> That would be a silly argument because feelings involve qualia, which we do not currently know how to precisely define, recognize or measure.
If we can't define, recognize or measure them, how exactly do we know that AI doesn't have them?
I remain amazed that a whole branch of philosophy (aimed, theoretically, at describing exactly this moment of technological change) is showing itself up as a complete fraud. It's completely unable to describe the old world, much less provide insight into the new one.
I mean, come on. "We've got qualia!" is meaningless. Might as well respond with "Well, sure, but AI has furffle, which is isomporphic." Equally insightful, and easier to pronounce.
Have you considered that you just don't fully understand the literature? It's quite arrogant to write off the entire philosophy of mind as "a complete fraud".
> It's completely unable to describe the old world, much less provide insight into the new one.
What exactly were you expecting?
Philosophy is a science, the first in fact, and it follows a scientific method for asking and answering questions. Many of these problems are extremely hard and their questions are still yet unanswered, and many questions are still badly formed or predicated on unproven axioms. This is true for philosophy of mind. Many other scientific domains are similarly incomplete, and remain active areas of research and contemplation.
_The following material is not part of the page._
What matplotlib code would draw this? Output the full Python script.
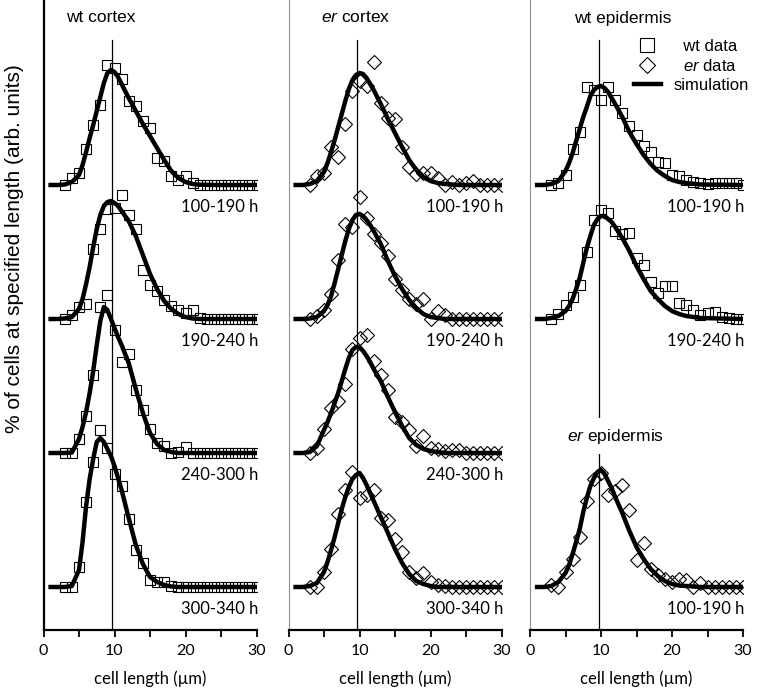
import matplotlib
matplotlib.use("Agg")
import matplotlib.pyplot as plt
from matplotlib.lines import Line2D
import numpy as np

plt.rcParams['mathtext.fontset'] = 'custom'
plt.rcParams['mathtext.it'] = 'Liberation Sans:italic'
plt.rcParams['mathtext.rm'] = 'Liberation Sans'

# measured bins (cell length, um) and simulation grid
bins = list(range(3, 31))
sim_x = [1, 2, 3, 4, 5, 5.5, 6, 6.5, 7, 7.5, 8, 8.5, 9, 9.5, 10, 10.5, 11, 11.5, 12,
         13, 14, 15, 16, 17, 18, 19, 20, 21, 22, 24, 30]

# wt cortex
wtc_100 = [0, 7, 12, 36, 60, 80, 120, 117, 106, 84, 79, 64, 57, 27, 24, 9, 5, 9, 2, 0, 0, 0, 0, 0, 0, 0, 0, 0]
wtc_100_sim = [0, 0, 0.5, 3, 10, 20, 33, 47, 60, 74, 88, 102, 112, 115, 113, 108, 101, 94, 87,
               74, 61, 49, 37, 25, 14, 7, 3, 1, 0.3, 0, 0]
wtc_190 = [0, 4, 12, 15, 70, 90, 110, 111, 124, 104, 90, 49, 34, 28, 19, 13, 9, 6, 9, 1, 0, 0, 0, 0, 0, 0, 0, 0]
wtc_190_sim = [0, 0, 0.5, 2, 10, 20, 35, 52, 72, 90, 104, 113, 117, 118, 116, 113, 108, 103, 98,
               83, 64, 45, 30, 18, 10, 5, 2, 0.5, 0, 0, 0]
wtc_240 = [0, 0, 14, 37, 78, 146, 158, 123, 91, 99, 63, 43, 24, 10, 7, 0, 1, 6, 0, 0, 0, 0, 0, 0, 0, 0, 0, 0]
wtc_240_sim = [0, 0, 0, 0.5, 14, 26, 41, 60, 82, 108, 132, 146, 143, 134, 125, 116, 108, 99, 90,
               64, 40, 20, 9, 3, 1, 0, 0, 0, 0, 0, 0]
wtc_300 = [0, 0, 20, 85, 125, 157, 139, 113, 101, 68, 37, 24, 7, 5, 5, 1, 0, 0, 0, 0, 0, 0, 0, 0, 0, 0, 0, 0]
wtc_300_sim = [0, 0, 0, 1, 17, 45, 81, 108, 128, 145, 149, 145, 138, 131, 121, 109, 97, 83, 69,
               42, 23, 10, 5, 2, 0.5, 0, 0, 0, 0, 0, 0]

# er cortex
erc_100 = [0, 9, 12, 38, 28, 61, 94, 104, 99, 123, 82, 67, 66, 38, 18, 11, 12, 12, 7, 0, 3, 0, 2, 4, 0, 0, 0, 0]
erc_100_sim = [0, 0, 1, 4, 13, 22, 33, 45, 58, 71, 84, 96, 105, 110, 112, 111, 107, 101, 95,
               81, 66, 52, 38, 25, 15, 8, 4, 2, 1, 0, 0]
erc_190 = [0, 3, 9, 25, 59, 95, 92, 122, 101, 85, 76, 63, 40, 29, 20, 15, 20, 0, 8, 4, 0, 0, 0, 0, 0, 0, 0, 0]
erc_190_sim = [0, 0, 0.5, 2, 8, 14, 23, 36, 50, 64, 78, 90, 99, 104, 105, 103, 99, 94, 88,
               75, 58, 43, 30, 19, 11, 5, 2, 1, 0, 0, 0]
erc_240 = [0, 5, 24, 45, 52, 69, 104, 115, 118, 92, 78, 63, 36, 31, 23, 7, 17, 5, 4, 2, 3, 3, 0, 0, 0, 0, 0, 0]
erc_240_sim = [0, 0, 1, 7, 23, 31, 40, 50, 60, 72, 84, 95, 103, 106, 106, 102, 97, 91, 84,
               72, 56, 41, 27, 15, 8, 4, 2, 1, 0, 0, 0]
erc_300 = [0, 0, 15, 38, 73, 97, 115, 89, 92, 97, 69, 67, 48, 35, 15, 9, 14, 5, 2, 1, 0, 0, 0, 0, 0, 0, 0, 0]
erc_300_sim = [0, 0, 1, 4, 15, 25, 37, 50, 64, 78, 90, 100, 108, 112, 114, 109, 102, 94, 86,
               70, 54, 38, 24, 13, 6, 3, 1, 0, 0, 0, 0]

# epidermis
wte_100 = [0, 2, 10, 36, 53, 98, 95, 85, 98, 85, 72, 59, 50, 39, 33, 23, 22, 10, 9, 5, 3, 2, 1, 2, 2, 2, 2, 0]
wte_100_sim = [0, 0, 1, 4, 14, 22, 32, 44, 56, 68, 78, 89, 95, 98, 99, 97, 93, 87, 81,
               68, 53, 41, 30, 21, 14, 9, 5, 3, 2, 0.5, 0]
wte_190 = [0, 5, 14, 22, 34, 67, 99, 109, 106, 88, 85, 86, 61, 54, 37, 26, 33, 33, 16, 14, 9, 4, 6, 7, 2, 1, 0, 0]
wte_190_sim = [0, 0, 1, 3, 8, 13, 20, 30, 41, 56, 71, 83, 94, 100, 103, 103, 100, 97, 92,
               81, 68, 53, 40, 28, 20, 13, 8, 5, 3, 1, 0]
ere_100 = [2, 0, 15, 28, 50, 86, 108, 114, 92, 96, 102, 77, 27, 44, 18, 12, 8, 5, 8, 7, 0, 4, 0, 0, 0, 0, 0, 0]
ere_100_sim = [0, 0, 1, 5, 14, 22, 33, 45, 58, 75, 89, 101, 109, 115, 117, 113, 106, 99, 90,
               74, 56, 40, 28, 18, 11, 6, 3, 1.5, 1, 0, 0]

offsets = [445, 311, 177, 43]
ref_len = 9.7

panels = [
    ("wt cortex", 8.0, 's', [(wtc_100, wtc_100_sim, "100-190 h", 0), (wtc_190, wtc_190_sim, "190-240 h", 1),
                              (wtc_240, wtc_240_sim, "240-300 h", 2), (wtc_300, wtc_300_sim, "300-340 h", 3)]),
    ("$\\it{er}$ cortex", 9.5, 'D', [(erc_100, erc_100_sim, "100-190 h", 0), (erc_190, erc_190_sim, "190-240 h", 1),
                                     (erc_240, erc_240_sim, "240-300 h", 2), (erc_300, erc_300_sim, "300-340 h", 3)]),
    ("wt epidermis", 13.0, None, [(wte_100, wte_100_sim, "100-190 h", 0, 's'), (wte_190, wte_190_sim, "190-240 h", 1, 's'),
                                  (ere_100, ere_100_sim, "100-190 h", 3, 'D')]),
]

fig = plt.figure(figsize=(7.58, 6.98), dpi=100)
lefts = [43.5, 288.5, 530]
axes = [fig.add_axes([l / 758, 68 / 698, 213 / 758, 630 / 698]) for l in lefts]

for i, (ax, (title, tx, mk, series)) in enumerate(zip(axes, panels)):
    ax.set_xlim(0, 30)
    ax.set_ylim(0, 630)
    for s in ['top', 'right']:
        ax.spines[s].set_visible(False)
    if i == 0:
        ax.spines['left'].set_linewidth(1.6)
        ax.spines['left'].set_color('black')
    else:
        ax.spines['left'].set_linewidth(0.8)
        ax.spines['left'].set_color('#909090')
    ax.spines['bottom'].set_linewidth(1.6)
    ax.set_yticks([])
    ax.set_xticks([0, 10, 20, 30])
    ax.set_xticks([5, 15, 25], minor=True)
    ax.tick_params(axis='x', which='both', direction='out', length=5, width=1.3, labelsize=11.5, pad=5)
    for lab in ax.get_xticklabels():
        lab.set_family('Lato')
    ax.set_xlabel("cell length (\u00b5m)", family='Lato', fontsize=12, labelpad=9)

    ax.axvline(ref_len, ymin=0, ymax=590 / 630, color='black', lw=0.9, zorder=1)
    ax.text(tx, 612, title, ha='center', va='center', fontsize=12.5, family='Liberation Sans')

    for item in series:
        data, sim, lab, row = item[:4]
        marker = item[4] if len(item) > 4 else mk
        off = offsets[row]
        ax.plot(sim_x, np.array(sim) + off, color='black', lw=3.2, zorder=2, solid_joinstyle='round')
        ms = 7.5 if marker == 's' else 7
        ax.plot(bins, np.array(data) + off, ls='none', marker=marker, ms=ms, mfc='none', mec='black',
                mew=0.8, zorder=3)
        ax.text(30.2, off - 22, lab, ha='right', va='center', fontsize=12, family='Lato')

axes[2].text(12.1, 194, "$\\it{er}$ epidermis", ha='center', va='center', fontsize=12.5,
             family='Liberation Sans', zorder=4,
             bbox=dict(facecolor='white', edgecolor='none', pad=6))

handles = [Line2D([], [], ls='none', marker='s', ms=10, mfc='none', mec='black', mew=0.8),
           Line2D([], [], ls='none', marker='D', ms=8, mfc='none', mec='black', mew=0.8),
           Line2D([], [], color='black', lw=3.2)]
labels = ["  wt data", "  $\\it{er}$ data", "simulation"]
axes[2].legend(handles, labels, loc='upper right', bbox_to_anchor=(756 / 758, 666 / 698),
               bbox_transform=fig.transFigure, frameon=False, borderaxespad=0,
               prop={'family': 'Liberation Sans', 'size': 12}, handlelength=1.6,
               labelspacing=0.25, handletextpad=0.8)

fig.text(15 / 758, (698 - 249) / 698, "% of cells at specified length (arb. units)", rotation=90,
         ha='center', va='center', fontsize=15, family='Liberation Sans')

fig.savefig("out.png", dpi=100)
What are you adding to this research? I only see you complaining and hurling negative accusations, instead of actually critically engaging with any specifics of the material. Do you have a well-formed theory to replace philosophy of mind?
> I mean, come on. "We've got qualia!" is meaningless. Might as well respond with "Well, sure, but AI has furffle, which is isomporphic." Equally insightful, and easier to pronounce.
Do you understand what qualia is? Most philosophers still don't, and many actively work on the problem. Admitting that something is incomplete is what a proper scientist does. An admission of incompleteness is in no way evidence towards "fraud".
The most effective way to actually attack qualia would be to simply present it as unfalsifiable. And I'd agree with that. We might hopefully one day entirely replace the notion of qualia with something more precise and falsifiable.
But whatever it is, I am currently experiencing a subjective, conscious experience. I'm experiencing it right now, even if I cannot prove it or even if you do not believe me. You don't even need to believe I'm real at all. This entire universe could all just be in your head. Meanwhile, I like to review previous literature/discussions on consciousness and explore the phenomenon in my own way. And I believe that subjective, conscious experience requires certain elements, including a sensory feedback loop. I never said "AI can't experience qualia", I made an educated statement about the lack of certain components in current-generation models which imply to me the lack of an ability to "experience" anything at all, much less subjective consciousness and qualia.
Even "AI" is such a broadly defined term that such a statement is just ludicrous. Instead, I made precise observations and predictions based on my own knowledge and decade of experience as a machine learning practitioner and research engineer. The idea that machines of arbitrary complexity inherently can have the capability for subjective consciousness, and that specific baselines structures are not required, is on par with panpsychism, which is even more unfalsifiable and theoretical than the rest of philosophy of mind.
Hopefully, we will continue to get answers to these deep, seemingly unanswerable questions. Humans are stubborn like that. But your negative, vague approach to discourse here doesn't add anything substantial to the conversation.
> If we can't define, recognize or measure them, how exactly do we know that AI doesn't have them?
In the same way my digital thermometer doesn't have quaila. LLM's do not either. I really tire of this handwaving 'magic' concepts into LLM's.
Qualia being difficult to define and yet being such an immediate experience that we humans all know intimately and directly is quite literally the problem. Attempted definitions fall short and humans have tried and I mean really tried hard to solve this.